DexGraspVLA adopts a hierarchical architecture composed of an off-the-shelf VLM-based high-level
planner and a diffusion-based low-level controller.
Given a cluttered scene, the planner grounds the user prompt, e.g., "clear the table", in the observation and proposes grasping instructions \(\{l_i\}\) sequentially.
For each instruction \(l\), e.g., "grasp the cookie", the planner identifies the target object \(A\) from the head image \(\mathbf{I}_{t_0}\)
and marks its bounding box \((x_1^A, y_1^A, x_2^A, y_2^A)\) at initial time \(t_0\).
The controller consists of four parts:
- Two segmentation models including SAM, which obtains the object's mask \(\mathbf{m}_{t_0}\) at \(t_0\), and Cutie, a video segmentation model that continuously tracks the mask \(\mathbf{m}_t\) during each grasping process.
- Three vision encoders including two frozen DINOv2 that extract features from the third-view head-camera image \(\mathbf{I}_t^h\) and the first-view wrist-camera image \(\mathbf{I}_t^w\), and a trainable ViT that deals with the mask \(\mathbf{m}_t\).
- Three MLP projectors that map the visual features and robot proprioceptive state into the same feature space, forming a feature sequence.
- A DiT that predicts an action chunk from \(\mathbf{a}_t\) to \(\mathbf{a}_{t+H-1}\).

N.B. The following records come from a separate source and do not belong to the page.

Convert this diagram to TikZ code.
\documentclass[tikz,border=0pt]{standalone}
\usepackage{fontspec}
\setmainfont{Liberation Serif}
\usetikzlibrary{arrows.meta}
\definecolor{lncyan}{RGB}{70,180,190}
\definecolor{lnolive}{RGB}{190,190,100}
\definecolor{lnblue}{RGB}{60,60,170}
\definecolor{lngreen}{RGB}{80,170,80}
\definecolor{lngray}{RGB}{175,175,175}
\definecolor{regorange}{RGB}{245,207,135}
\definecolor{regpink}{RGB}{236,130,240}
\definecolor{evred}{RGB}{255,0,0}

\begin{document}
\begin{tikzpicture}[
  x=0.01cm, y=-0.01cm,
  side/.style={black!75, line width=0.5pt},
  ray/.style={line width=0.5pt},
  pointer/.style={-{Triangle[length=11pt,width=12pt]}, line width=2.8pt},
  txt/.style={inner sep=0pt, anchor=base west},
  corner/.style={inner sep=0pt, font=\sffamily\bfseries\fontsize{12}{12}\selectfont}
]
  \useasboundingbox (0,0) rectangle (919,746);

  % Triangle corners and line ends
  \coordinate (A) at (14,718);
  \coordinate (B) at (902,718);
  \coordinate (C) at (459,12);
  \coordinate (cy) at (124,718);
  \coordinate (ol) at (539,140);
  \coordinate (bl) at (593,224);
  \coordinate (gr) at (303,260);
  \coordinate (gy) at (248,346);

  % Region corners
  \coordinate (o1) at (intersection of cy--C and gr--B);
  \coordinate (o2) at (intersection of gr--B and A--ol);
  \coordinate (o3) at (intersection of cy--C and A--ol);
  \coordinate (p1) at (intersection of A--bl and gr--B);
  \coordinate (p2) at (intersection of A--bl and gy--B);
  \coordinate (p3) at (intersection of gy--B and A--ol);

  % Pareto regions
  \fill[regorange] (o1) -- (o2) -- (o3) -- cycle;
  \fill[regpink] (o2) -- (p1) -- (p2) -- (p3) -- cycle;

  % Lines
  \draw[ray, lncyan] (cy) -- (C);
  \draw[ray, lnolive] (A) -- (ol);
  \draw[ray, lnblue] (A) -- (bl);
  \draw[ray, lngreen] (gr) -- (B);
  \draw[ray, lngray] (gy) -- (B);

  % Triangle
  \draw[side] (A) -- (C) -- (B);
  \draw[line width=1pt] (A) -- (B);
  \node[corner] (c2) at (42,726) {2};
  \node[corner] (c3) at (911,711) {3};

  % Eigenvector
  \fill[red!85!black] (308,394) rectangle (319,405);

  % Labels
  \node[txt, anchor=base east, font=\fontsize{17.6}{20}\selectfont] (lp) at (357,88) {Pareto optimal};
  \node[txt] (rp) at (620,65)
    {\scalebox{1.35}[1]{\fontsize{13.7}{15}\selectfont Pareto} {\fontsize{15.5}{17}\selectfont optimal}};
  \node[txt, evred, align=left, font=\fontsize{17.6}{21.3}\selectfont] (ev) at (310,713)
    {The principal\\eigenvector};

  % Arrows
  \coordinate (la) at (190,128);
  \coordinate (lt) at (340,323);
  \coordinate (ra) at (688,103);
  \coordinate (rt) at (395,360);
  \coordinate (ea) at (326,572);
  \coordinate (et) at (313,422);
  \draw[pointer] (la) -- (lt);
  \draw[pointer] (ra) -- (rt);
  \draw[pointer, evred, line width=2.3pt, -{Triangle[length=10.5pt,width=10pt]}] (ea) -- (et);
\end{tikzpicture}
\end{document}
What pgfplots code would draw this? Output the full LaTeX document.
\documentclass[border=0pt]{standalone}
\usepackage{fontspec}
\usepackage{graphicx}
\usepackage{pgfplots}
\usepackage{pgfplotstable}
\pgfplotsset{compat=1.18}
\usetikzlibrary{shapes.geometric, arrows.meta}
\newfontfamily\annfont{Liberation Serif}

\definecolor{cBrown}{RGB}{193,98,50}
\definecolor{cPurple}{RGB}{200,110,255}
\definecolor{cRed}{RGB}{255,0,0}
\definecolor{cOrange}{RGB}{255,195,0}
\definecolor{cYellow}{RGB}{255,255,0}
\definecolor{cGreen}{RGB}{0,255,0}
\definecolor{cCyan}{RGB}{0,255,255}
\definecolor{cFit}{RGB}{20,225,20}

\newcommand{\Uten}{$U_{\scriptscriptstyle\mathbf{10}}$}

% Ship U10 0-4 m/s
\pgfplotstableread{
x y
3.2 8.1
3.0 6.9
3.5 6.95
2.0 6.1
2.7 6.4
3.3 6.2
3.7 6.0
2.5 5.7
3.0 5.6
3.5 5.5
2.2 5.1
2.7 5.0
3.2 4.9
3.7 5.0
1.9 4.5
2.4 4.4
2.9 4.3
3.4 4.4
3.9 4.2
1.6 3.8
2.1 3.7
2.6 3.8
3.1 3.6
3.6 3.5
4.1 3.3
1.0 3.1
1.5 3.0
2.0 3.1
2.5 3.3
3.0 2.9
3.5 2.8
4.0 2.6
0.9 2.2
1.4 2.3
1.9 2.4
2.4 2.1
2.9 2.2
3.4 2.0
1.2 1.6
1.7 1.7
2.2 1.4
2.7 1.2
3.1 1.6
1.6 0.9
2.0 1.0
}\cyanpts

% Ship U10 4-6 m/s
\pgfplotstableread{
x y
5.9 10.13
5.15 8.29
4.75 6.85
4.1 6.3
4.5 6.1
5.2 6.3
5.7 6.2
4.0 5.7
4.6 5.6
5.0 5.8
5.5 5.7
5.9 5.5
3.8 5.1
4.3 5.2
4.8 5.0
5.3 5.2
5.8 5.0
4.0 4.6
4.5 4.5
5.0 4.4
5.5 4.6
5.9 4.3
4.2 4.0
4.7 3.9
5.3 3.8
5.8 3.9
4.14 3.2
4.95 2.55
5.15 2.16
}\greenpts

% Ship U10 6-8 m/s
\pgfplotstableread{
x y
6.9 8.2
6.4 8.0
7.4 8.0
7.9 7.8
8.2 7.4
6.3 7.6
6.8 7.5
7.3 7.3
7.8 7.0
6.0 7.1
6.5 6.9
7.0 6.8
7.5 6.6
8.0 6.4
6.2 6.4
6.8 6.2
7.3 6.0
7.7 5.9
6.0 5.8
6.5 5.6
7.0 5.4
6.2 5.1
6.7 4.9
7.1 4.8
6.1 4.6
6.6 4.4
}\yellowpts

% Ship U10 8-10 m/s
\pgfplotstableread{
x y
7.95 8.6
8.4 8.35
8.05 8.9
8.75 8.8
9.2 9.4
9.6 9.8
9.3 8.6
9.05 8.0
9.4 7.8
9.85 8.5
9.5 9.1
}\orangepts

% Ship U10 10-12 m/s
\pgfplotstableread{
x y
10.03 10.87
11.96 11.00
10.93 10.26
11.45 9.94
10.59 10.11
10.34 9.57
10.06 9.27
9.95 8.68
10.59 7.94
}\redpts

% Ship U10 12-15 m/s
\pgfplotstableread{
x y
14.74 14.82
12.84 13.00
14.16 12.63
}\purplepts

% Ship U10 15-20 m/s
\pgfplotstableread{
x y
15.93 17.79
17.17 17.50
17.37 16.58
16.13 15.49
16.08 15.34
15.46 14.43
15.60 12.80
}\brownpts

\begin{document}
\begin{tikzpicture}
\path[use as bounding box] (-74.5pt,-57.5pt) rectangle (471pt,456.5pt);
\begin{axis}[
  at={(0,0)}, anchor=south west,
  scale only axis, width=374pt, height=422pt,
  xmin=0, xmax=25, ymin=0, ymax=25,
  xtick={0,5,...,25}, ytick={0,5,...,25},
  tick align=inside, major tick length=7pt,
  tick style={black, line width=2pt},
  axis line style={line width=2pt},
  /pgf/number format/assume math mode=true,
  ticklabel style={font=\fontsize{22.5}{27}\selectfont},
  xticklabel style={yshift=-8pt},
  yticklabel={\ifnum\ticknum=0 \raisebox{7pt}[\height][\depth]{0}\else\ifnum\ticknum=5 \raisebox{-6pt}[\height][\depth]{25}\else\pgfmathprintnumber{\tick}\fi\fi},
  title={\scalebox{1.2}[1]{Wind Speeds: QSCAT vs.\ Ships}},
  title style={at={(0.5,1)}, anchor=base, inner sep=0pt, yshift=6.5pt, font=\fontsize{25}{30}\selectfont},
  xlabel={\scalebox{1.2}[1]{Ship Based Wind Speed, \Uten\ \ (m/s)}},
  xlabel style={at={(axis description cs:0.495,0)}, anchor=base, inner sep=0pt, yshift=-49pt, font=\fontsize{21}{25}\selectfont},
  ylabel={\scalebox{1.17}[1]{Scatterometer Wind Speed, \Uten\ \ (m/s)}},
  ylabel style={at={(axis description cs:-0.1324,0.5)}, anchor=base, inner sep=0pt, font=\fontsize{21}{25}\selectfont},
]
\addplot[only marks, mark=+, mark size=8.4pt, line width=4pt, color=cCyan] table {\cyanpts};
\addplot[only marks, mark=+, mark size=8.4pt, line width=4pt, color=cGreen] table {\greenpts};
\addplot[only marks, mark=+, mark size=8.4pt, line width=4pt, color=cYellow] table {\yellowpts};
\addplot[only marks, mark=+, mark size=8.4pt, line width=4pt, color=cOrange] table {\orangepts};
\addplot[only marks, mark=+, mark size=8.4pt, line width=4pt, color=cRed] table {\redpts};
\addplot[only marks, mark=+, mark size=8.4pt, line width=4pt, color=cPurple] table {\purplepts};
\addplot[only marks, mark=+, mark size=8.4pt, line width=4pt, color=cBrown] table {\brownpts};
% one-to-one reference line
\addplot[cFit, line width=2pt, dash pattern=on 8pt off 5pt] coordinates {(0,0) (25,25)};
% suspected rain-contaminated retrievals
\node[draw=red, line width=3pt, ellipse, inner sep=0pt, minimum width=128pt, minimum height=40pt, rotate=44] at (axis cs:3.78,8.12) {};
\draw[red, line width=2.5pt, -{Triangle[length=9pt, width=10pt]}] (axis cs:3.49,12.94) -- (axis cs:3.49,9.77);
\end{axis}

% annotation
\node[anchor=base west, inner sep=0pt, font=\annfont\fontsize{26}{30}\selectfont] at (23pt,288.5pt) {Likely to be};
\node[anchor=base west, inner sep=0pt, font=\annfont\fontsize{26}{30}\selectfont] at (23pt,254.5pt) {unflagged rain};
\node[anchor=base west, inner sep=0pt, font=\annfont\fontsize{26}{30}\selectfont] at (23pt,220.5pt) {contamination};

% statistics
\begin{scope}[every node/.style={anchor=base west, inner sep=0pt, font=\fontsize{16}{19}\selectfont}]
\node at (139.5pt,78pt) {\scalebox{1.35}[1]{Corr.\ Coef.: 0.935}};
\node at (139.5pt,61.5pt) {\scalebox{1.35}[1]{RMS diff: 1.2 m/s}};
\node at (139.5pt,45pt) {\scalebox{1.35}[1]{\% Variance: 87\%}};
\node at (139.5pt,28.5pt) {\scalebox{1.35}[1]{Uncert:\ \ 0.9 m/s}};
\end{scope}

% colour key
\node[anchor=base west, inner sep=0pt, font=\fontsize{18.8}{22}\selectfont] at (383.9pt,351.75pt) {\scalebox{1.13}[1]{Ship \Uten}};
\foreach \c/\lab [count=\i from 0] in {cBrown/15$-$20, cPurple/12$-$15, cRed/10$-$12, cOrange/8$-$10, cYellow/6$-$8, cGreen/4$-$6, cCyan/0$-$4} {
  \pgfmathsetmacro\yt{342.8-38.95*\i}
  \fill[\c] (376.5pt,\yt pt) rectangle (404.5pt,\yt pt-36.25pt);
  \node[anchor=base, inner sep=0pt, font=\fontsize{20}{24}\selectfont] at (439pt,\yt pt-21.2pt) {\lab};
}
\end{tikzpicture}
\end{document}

During the controller's grasping process, the planner monitors the execution and triggers a scripted placing motion when grasping succeeds. After each grasping attempt, the planner resets the robot and proposes a new grasping instruction. This process continues until the user prompt is fully completed.
The controller is trained on a dataset consisting of 2,094 successful grasping episodes in cluttered scenes. These demonstrations are collected at typical human motion speeds, with each episode taking approximately 3.5 seconds. In total, this amounts to roughly two hours of data.